Maintenant, oui, les Bleus savent embêter leurs amoureux comme leurs adversaires. Deux ans et demi après le sacre en Russie, rien ou presque ne devrait changer à l’Euro. Le sélectionneur s’appuiera sur une base importante de champions du monde, espérant éviter les pépins et aussi retrouver un Kylian Mbappé insouciant et explosif, ce qu’il n’aura pas du tout été sur ces trois matchs, pour repartir en mission commando avec un groupe fiable. Après la foire aux systèmes de l’automne, DD a également profité de ce dernier rassemblement pour renouer avec son schéma préféré, soit le 4-2-3-1 ou le fameux 4-4-2 asymétrique, où le point d’interrogation concernera le poste d’ailier gauche de Matuidi, qui pourrait logiquement revenir à Rabiot (Lemar, Dembélé ou Coman peuvent aussi postuler).
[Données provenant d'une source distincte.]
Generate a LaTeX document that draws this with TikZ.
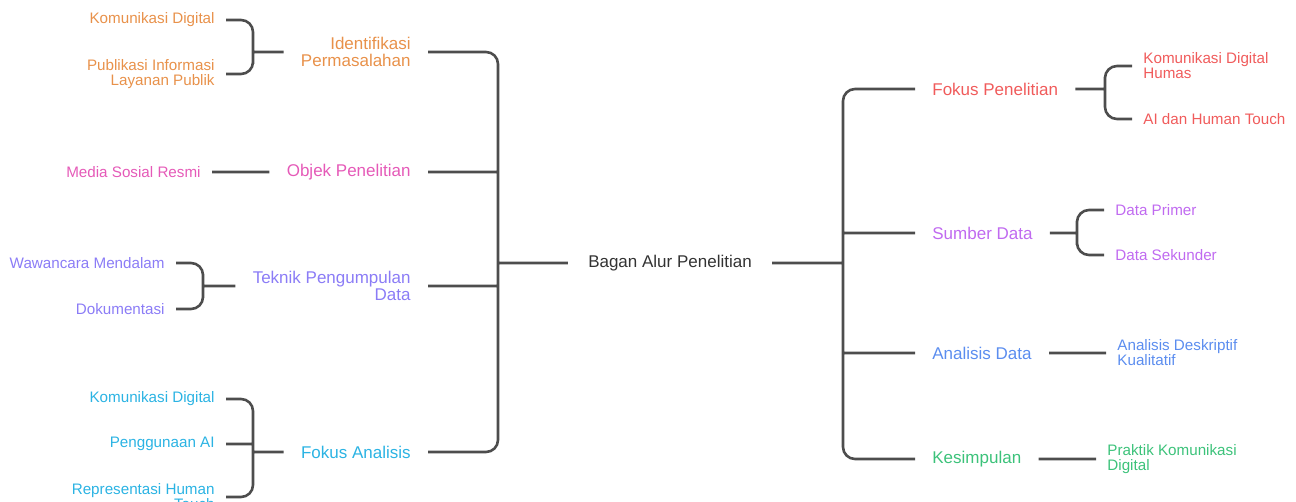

Même le poste d’attaquant de pointe, où Mbappé n’est pas à son aise, à l’image de sa copie rendue en Bosnie, devrait revenir à l’indéboulonnable Olivier Giroud. Un air de déjà-vu qui n’empêchera pas les Bleus de travailler sur leurs défauts. Cette semaine, ils ont notamment affiché des manques flagrants dans l’animation offensive, caractérisés par des mouvements insuffisants et un déchet technique indigne d’une équipe de ce statut. Après la victoire en Bosnie, Rabiot n’a pas hésité à dire qu’ils pouvaient « faire plus avec le potentiel qu'(ils ont) », pendant que Lloris admettait que la France avait « mal joué, mais gagné avec l’état d’esprit ». Antoine Griezmann, leader émérite, a tenu un discours similaire et prononcé une phrase simple qui résume tout : « Il y aura des moments, comme aujourd’hui, où ça ne sera pas un beau jeu, mais le plus important, c’est de prendre trois points. » Ou de finir avec un trophée dans les mains.